Task prompt –
Leave the pictures out, and retype all of the material exactly as written.

Data extract –
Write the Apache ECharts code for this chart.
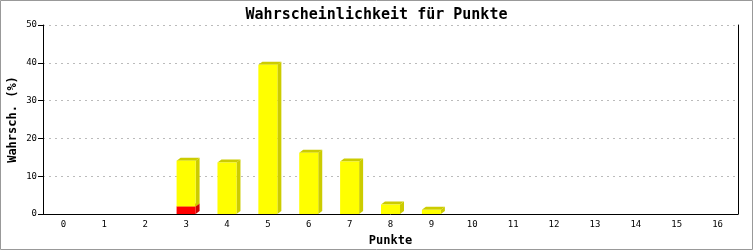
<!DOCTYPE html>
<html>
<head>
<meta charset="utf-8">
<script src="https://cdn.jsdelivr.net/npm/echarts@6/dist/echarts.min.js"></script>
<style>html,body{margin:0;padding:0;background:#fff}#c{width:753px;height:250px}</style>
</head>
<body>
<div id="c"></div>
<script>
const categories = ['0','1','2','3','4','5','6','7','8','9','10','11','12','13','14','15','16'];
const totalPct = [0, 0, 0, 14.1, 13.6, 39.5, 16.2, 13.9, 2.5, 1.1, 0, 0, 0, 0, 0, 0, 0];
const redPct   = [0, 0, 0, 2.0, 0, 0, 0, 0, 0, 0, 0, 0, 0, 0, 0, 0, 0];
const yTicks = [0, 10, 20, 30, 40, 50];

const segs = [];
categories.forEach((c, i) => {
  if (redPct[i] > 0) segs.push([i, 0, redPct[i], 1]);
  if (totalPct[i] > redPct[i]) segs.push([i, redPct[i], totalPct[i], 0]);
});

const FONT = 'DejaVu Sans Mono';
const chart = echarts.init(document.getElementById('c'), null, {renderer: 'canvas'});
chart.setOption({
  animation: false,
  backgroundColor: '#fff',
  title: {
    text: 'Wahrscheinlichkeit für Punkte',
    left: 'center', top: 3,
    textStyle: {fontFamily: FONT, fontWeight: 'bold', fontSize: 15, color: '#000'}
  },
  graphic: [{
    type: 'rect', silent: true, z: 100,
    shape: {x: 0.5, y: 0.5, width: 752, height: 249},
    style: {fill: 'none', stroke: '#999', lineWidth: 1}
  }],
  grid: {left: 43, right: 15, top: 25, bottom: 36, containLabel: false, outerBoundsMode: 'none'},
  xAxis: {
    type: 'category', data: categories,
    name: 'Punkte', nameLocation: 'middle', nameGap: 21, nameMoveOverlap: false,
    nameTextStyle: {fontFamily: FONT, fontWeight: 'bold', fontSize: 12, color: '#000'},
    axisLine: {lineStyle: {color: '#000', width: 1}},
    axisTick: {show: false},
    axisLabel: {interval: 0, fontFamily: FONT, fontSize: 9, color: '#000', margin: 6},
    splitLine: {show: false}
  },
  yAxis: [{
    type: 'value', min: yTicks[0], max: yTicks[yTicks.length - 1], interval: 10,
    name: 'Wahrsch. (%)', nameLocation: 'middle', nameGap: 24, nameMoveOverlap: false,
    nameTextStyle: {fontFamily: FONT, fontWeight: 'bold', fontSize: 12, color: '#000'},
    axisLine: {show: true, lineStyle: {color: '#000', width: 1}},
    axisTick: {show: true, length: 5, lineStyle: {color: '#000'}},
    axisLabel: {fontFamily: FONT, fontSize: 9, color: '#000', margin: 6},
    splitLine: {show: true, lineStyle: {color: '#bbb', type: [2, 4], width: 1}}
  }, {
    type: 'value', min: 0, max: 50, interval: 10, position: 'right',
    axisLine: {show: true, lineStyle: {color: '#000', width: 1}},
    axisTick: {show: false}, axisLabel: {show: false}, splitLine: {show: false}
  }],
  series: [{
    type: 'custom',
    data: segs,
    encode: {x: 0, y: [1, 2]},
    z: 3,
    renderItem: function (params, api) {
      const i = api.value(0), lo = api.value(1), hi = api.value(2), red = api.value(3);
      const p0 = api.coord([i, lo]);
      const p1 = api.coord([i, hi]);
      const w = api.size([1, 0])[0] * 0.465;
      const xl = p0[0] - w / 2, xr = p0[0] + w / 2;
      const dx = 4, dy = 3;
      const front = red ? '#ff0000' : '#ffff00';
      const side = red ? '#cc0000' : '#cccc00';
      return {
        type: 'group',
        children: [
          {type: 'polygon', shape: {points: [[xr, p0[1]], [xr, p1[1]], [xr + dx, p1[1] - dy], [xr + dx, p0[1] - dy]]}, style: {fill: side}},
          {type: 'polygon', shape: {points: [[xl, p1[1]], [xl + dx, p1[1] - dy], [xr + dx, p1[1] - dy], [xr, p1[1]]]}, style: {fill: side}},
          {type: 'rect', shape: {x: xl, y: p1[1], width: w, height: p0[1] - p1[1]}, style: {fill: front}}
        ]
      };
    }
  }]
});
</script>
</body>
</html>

Full response –
Write the Apache ECharts code for this chart.
<!DOCTYPE html>
<html>
<head>
<meta charset="utf-8">
<script src="https://cdn.jsdelivr.net/npm/echarts@6/dist/echarts.min.js"></script>
<style>html,body{margin:0;padding:0;background:#fff}#c{width:753px;height:250px}</style>
</head>
<body>
<div id="c"></div>
<script>
const categories = ['0','1','2','3','4','5','6','7','8','9','10','11','12','13','14','15','16'];
const totalPct = [0, 0, 0, 14.1, 13.6, 39.5, 16.2, 13.9, 2.5, 1.1, 0, 0, 0, 0, 0, 0, 0];
const redPct   = [0, 0, 0, 2.0, 0, 0, 0, 0, 0, 0, 0, 0, 0, 0, 0, 0, 0];
const yTicks = [0, 10, 20, 30, 40, 50];

const segs = [];
categories.forEach((c, i) => {
  if (redPct[i] > 0) segs.push([i, 0, redPct[i], 1]);
  if (totalPct[i] > redPct[i]) segs.push([i, redPct[i], totalPct[i], 0]);
});

const FONT = 'DejaVu Sans Mono';
const chart = echarts.init(document.getElementById('c'), null, {renderer: 'canvas'});
chart.setOption({
  animation: false,
  backgroundColor: '#fff',
  title: {
    text: 'Wahrscheinlichkeit für Punkte',
    left: 'center', top: 3,
    textStyle: {fontFamily: FONT, fontWeight: 'bold', fontSize: 15, color: '#000'}
  },
  graphic: [{
    type: 'rect', silent: true, z: 100,
    shape: {x: 0.5, y: 0.5, width: 752, height: 249},
    style: {fill: 'none', stroke: '#999', lineWidth: 1}
  }],
  grid: {left: 43, right: 15, top: 25, bottom: 36, containLabel: false, outerBoundsMode: 'none'},
  xAxis: {
    type: 'category', data: categories,
    name: 'Punkte', nameLocation: 'middle', nameGap: 21, nameMoveOverlap: false,
    nameTextStyle: {fontFamily: FONT, fontWeight: 'bold', fontSize: 12, color: '#000'},
    axisLine: {lineStyle: {color: '#000', width: 1}},
    axisTick: {show: false},
    axisLabel: {interval: 0, fontFamily: FONT, fontSize: 9, color: '#000', margin: 6},
    splitLine: {show: false}
  },
  yAxis: [{
    type: 'value', min: yTicks[0], max: yTicks[yTicks.length - 1], interval: 10,
    name: 'Wahrsch. (%)', nameLocation: 'middle', nameGap: 24, nameMoveOverlap: false,
    nameTextStyle: {fontFamily: FONT, fontWeight: 'bold', fontSize: 12, color: '#000'},
    axisLine: {show: true, lineStyle: {color: '#000', width: 1}},
    axisTick: {show: true, length: 5, lineStyle: {color: '#000'}},
    axisLabel: {fontFamily: FONT, fontSize: 9, color: '#000', margin: 6},
    splitLine: {show: true, lineStyle: {color: '#bbb', type: [2, 4], width: 1}}
  }, {
    type: 'value', min: 0, max: 50, interval: 10, position: 'right',
    axisLine: {show: true, lineStyle: {color: '#000', width: 1}},
    axisTick: {show: false}, axisLabel: {show: false}, splitLine: {show: false}
  }],
  series: [{
    type: 'custom',
    data: segs,
    encode: {x: 0, y: [1, 2]},
    z: 3,
    renderItem: function (params, api) {
      const i = api.value(0), lo = api.value(1), hi = api.value(2), red = api.value(3);
      const p0 = api.coord([i, lo]);
      const p1 = api.coord([i, hi]);
      const w = api.size([1, 0])[0] * 0.465;
      const xl = p0[0] - w / 2, xr = p0[0] + w / 2;
      const dx = 4, dy = 3;
      const front = red ? '#ff0000' : '#ffff00';
      const side = red ? '#cc0000' : '#cccc00';
      return {
        type: 'group',
        children: [
          {type: 'polygon', shape: {points: [[xr, p0[1]], [xr, p1[1]], [xr + dx, p1[1] - dy], [xr + dx, p0[1] - dy]]}, style: {fill: side}},
          {type: 'polygon', shape: {points: [[xl, p1[1]], [xl + dx, p1[1] - dy], [xr + dx, p1[1] - dy], [xr, p1[1]]]}, style: {fill: side}},
          {type: 'rect', shape: {x: xl, y: p1[1], width: w, height: p0[1] - p1[1]}, style: {fill: front}}
        ]
      };
    }
  }]
});
</script>
</body>
</html>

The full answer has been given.